Da Ponte's lasting fame rests on his writing the words for Don Giovanni, The Marriage of Figaro and Così fan tutte. He was convinced, in these works, as in his life, that quick and complete changes of mood are essential. So, in Don Giovanni, scenes of farce (the changing of clothes between the Don and Leporello) are followed by moments of high comedy, tragedy and, finally, the refusal to repent, which has made Don Giovanni into an existentialist hero as he is dragged down to hell.

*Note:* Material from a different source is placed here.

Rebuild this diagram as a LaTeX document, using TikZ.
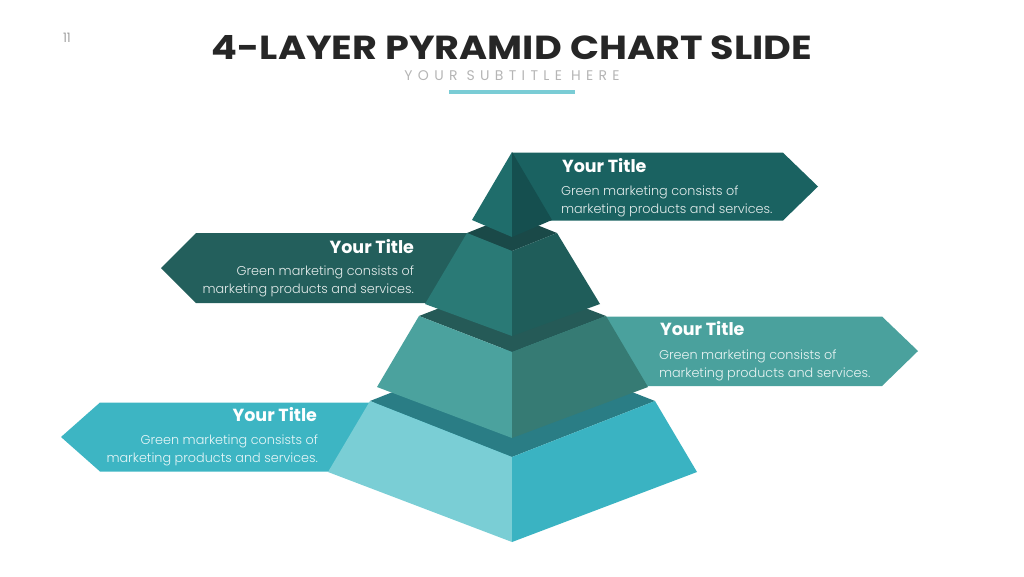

In Così fan tutte Da Ponte makes changes of identity more significant than changes of mood. The silly bet, which has caused the pair of male lovers to return in disguise to test the fidelity of their mistresses, becomes stranger and more bewildering when each mistress falls for the charms of the other's lover. Those who dismiss Così as a ridiculous story with deathless music seem unaware of this disturbing development. Does it, can it, mean that we are creatures without any personality, one lover, in the moment of temptation, being as good as another? In Da Ponte's libretto the possibility remains that, in the inevitable ‘happy’ ending, the girls actually marry the wrong partners, although this is not the way we can bear to see it performed nowadays. The pride we take in being consistent and individual souls would be far too deeply disturbed.
We can't resist a look at Da Ponte in a country house party just before the first night of Don Giovanni. The house was on the outskirts of Prague and the October weather was still warm and beautiful. ‘People lingered happily in the open air, with the feeling that days like this were a blessing,’ one of the guests wrote. It was at this party that Mozart was lured into an upstairs room and the door was locked until he finished the yet unwritten overture. Da Ponte appears at this party with an aged librarian from the Castle of Dux. This was a man who may have been a model for the sensual Don, and who also had a rascally servant. ‘Signor Casanova seems to be a really worthy old man,’ one of the guests is reported to have said to Da Ponte, who replied, ‘There you are making a terrible mistake. He's an adventurer who has spent his days playing cards, brewing elixirs and telling fortunes.’